Needing something to do, I decided to take a whack at a long put off dream, and started writing. I threw myself into it, and now, two and a half years later, I’ve finished a first novel (still trying to get it published) and am about halfway through a second. Although I’ve made a number of new friends in the writer’s group I joined, it’s still largely a solitary existence, especially compared to the high energy, high stress corporate world I was part of before. I love writing and I think I’m getting better at it. I approach it with all the passion and energy I can muster. I thank the heavens that I have something I love so much, because if I didn’t, there’d be nothing to deflect the pain and loss of losing my job, my career, and the emptiness would be all consuming.
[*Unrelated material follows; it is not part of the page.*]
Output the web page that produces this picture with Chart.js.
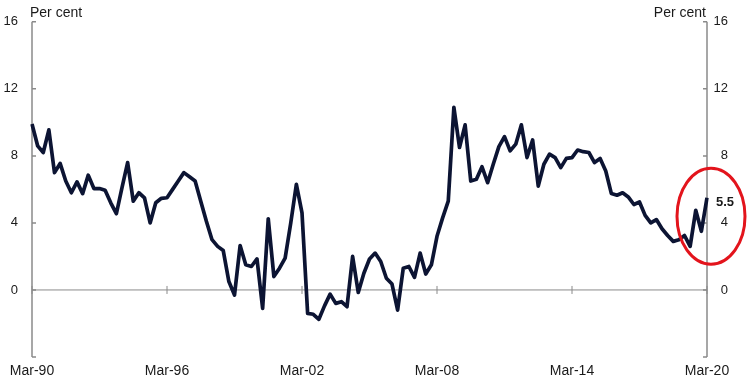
<!DOCTYPE html>
<html>
<head>
<meta charset="utf-8">
<script src="https://cdn.jsdelivr.net/npm/chart.js@4/dist/chart.umd.min.js"></script>
<style>
  html, body { margin: 0; padding: 0; background: #fff; }
  #wrap { width: 754px; height: 386px; }
</style>
</head>
<body>
<div id="wrap"><canvas id="growthChart"></canvas></div>
<script>
// quarterly categories, Mar-90 .. Mar-20
const months = ['Mar', 'Jun', 'Sep', 'Dec'];
const quarters = [];
for (let yr = 1990; yr <= 2020; yr++) {
    months.forEach(function (m) {
        if (yr === 2020 && m !== 'Mar') return;
        quarters.push(m + '-' + String(yr % 100).padStart(2, '0'));
    });
}
const tickLabels = ['Mar-90', 'Mar-96', 'Mar-02', 'Mar-08', 'Mar-14', 'Mar-20'];
const yTicks = [0, 4, 8, 12, 16];
const growth = [
    9.9, 8.6, 8.2, 9.55, 7.0, 7.55, 6.5, 5.8, 6.45, 5.75,
    6.85, 6.05, 6.05, 5.95, 5.2, 4.55, 6.1, 7.6, 5.3, 5.8,
    5.5, 4.0, 5.2, 5.47, 5.5, 6.0, 6.5, 7.0, 6.75, 6.5,
    5.3, 4.1, 3.0, 2.6, 2.35, 0.5, -0.3, 2.65, 1.5, 1.4,
    1.85, -1.1, 4.25, 0.8, 1.3, 1.9, 4.0, 6.3, 4.6, -1.4,
    -1.45, -1.75, -0.95, -0.25, -0.8, -0.7, -1.0, 2.0, -0.15, 1.0,
    1.85, 2.2, 1.7, 0.7, 0.35, -1.2, 1.3, 1.4, 0.75, 2.2,
    0.95, 1.5, 3.2, 4.3, 5.3, 10.9, 8.5, 9.85, 6.5, 6.6,
    7.35, 6.4, 7.5, 8.55, 9.15, 8.3, 8.7, 9.85, 7.9, 8.95,
    6.2, 7.5, 8.1, 7.9, 7.3, 7.85, 7.9, 8.35, 8.25, 8.2,
    7.6, 7.85, 7.1, 5.75, 5.65, 5.8, 5.55, 5.1, 5.25, 4.45,
    4.0, 4.2, 3.65, 3.25, 2.9, 3.0, 3.25, 2.6, 4.75, 3.5,
    5.5
];

const FONT = 'Liberation Sans, Arial, sans-serif';

// axes with inward ticks, zero line, ellipse and labels
const decorations = {
    id: 'decorations',
    beforeDatasetsDraw(chart) {
        const ctx = chart.ctx, a = chart.chartArea;
        const x = chart.scales.x, y = chart.scales.y;
        const zeroY = y.getPixelForValue(0);
        ctx.save();
        ctx.strokeStyle = '#8a8a8a';
        ctx.lineWidth = 1;
        ctx.beginPath();
        ctx.moveTo(a.left, zeroY);
        ctx.lineTo(a.right, zeroY);
        x.ticks.forEach(function (t, i) {
            if (!t.label) return;
            const px = x.getPixelForTick(i);
            ctx.moveTo(px, zeroY - 4);
            ctx.lineTo(px, zeroY + 4);
        });
        ctx.stroke();

        ctx.lineWidth = 1.5;
        ctx.beginPath();
        ctx.moveTo(a.left, a.top);
        ctx.lineTo(a.left, a.bottom);
        ctx.moveTo(a.right, a.top);
        ctx.lineTo(a.right, a.bottom);
        y.ticks.forEach(function (t) {
            const py = y.getPixelForValue(t.value);
            ctx.moveTo(a.left, py);
            ctx.lineTo(a.left + 4, py);
            ctx.moveTo(a.right - 4, py);
            ctx.lineTo(a.right, py);
        });
        ctx.stroke();
        ctx.restore();
    },
    afterDatasetsDraw(chart) {
        const ctx = chart.ctx, a = chart.chartArea;
        const x = chart.scales.x, y = chart.scales.y;
        const last = growth[growth.length - 1];
        ctx.save();
        ctx.fillStyle = '#1a1a1a';
        ctx.font = '14px ' + FONT;
        ctx.textBaseline = 'middle';
        ctx.textAlign = 'left';
        ctx.fillText('Per cent', a.left - 2, a.top - 9);
        ctx.textAlign = 'right';
        ctx.fillText('Per cent', a.right - 1, a.top - 9);

        ctx.font = 'bold 13px ' + FONT;
        ctx.textAlign = 'left';
        ctx.fillText(last.toFixed(1), a.right + 9, y.getPixelForValue(last) + 5);

        ctx.strokeStyle = '#e3141c';
        ctx.lineWidth = 3;
        ctx.beginPath();
        ctx.ellipse(x.getPixelForValue(growth.length - 1) + 4, y.getPixelForValue(4.4), 34, 48, 0, 0, Math.PI * 2);
        ctx.stroke();
        ctx.restore();
    }
};

new Chart(document.getElementById('growthChart'), {
    type: 'line',
    data: {
        labels: quarters,
        datasets: [{
            data: growth,
            borderColor: '#0c1433',
            borderWidth: 3.7,
            borderJoinStyle: 'round',
            pointRadius: 0,
            tension: 0,
            fill: false
        }]
    },
    options: {
        responsive: true,
        maintainAspectRatio: false,
        animation: false,
        layout: {padding: {top: 17, right: 26, left: 0, bottom: 0}},
        plugins: {legend: {display: false}, tooltip: {enabled: false}},
        scales: {
            x: {
                grid: {display: false, drawTicks: false},
                border: {display: false},
                afterFit: function (s) { s.height = 29; },
                ticks: {
                    autoSkip: false,
                    maxRotation: 0,
                    padding: 6,
                    color: '#1a1a1a',
                    font: {family: FONT, size: 14},
                    callback: function (v, i) {
                        const lab = quarters[i];
                        return tickLabels.includes(lab) ? lab : '';
                    }
                }
            },
            y: {
                position: 'left',
                min: -4,
                max: 16,
                grid: {display: false, drawTicks: false},
                border: {display: false},
                afterFit: function (s) { s.width = 32; },
                ticks: {
                    stepSize: 4,
                    padding: 14,
                    color: '#1a1a1a',
                    font: {family: FONT, size: 13},
                    callback: function (v) { return yTicks.includes(v) ? v : ''; }
                }
            },
            y2: {
                position: 'right',
                min: -4,
                max: 16,
                grid: {display: false, drawTicks: false},
                border: {display: false},
                afterFit: function (s) { s.width = 21; },
                ticks: {
                    stepSize: 4,
                    crossAlign: 'far',
                    color: '#1a1a1a',
                    font: {family: FONT, size: 13},
                    callback: function (v) { return yTicks.includes(v) ? v : ''; }
                }
            }
        }
    },
    plugins: [decorations]
});
</script>
</body>
</html>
Work gives us a sense of purpose, a sense that we and what we do matter. These things are often illusory, or at least exaggerated. What is the most real are the relationships we form with our co-workers, dear friends or bitter enemies, accomplices or obstacles, the people we spend more of our waking time with than anyone. It’s only when these relationships are lost that we realize how precious and fragile they were. I never imagined I’d lose them this quickly, or how much their loss hurts.
A long time ago, at a different job, I had a boss explain to me that working is like sticking your arm into a bucket of water. Whey you leave, you pull your arm out. The water ripples for a few seconds, but soon is smooth and calm, all evidence of you having ever been there vanished. And that’s the way it has to be, he said, because there is too much at stake, too much is dependent upon the simple fact that time and life go on.
But memories endure. I pull them out from time to time and watch them shine.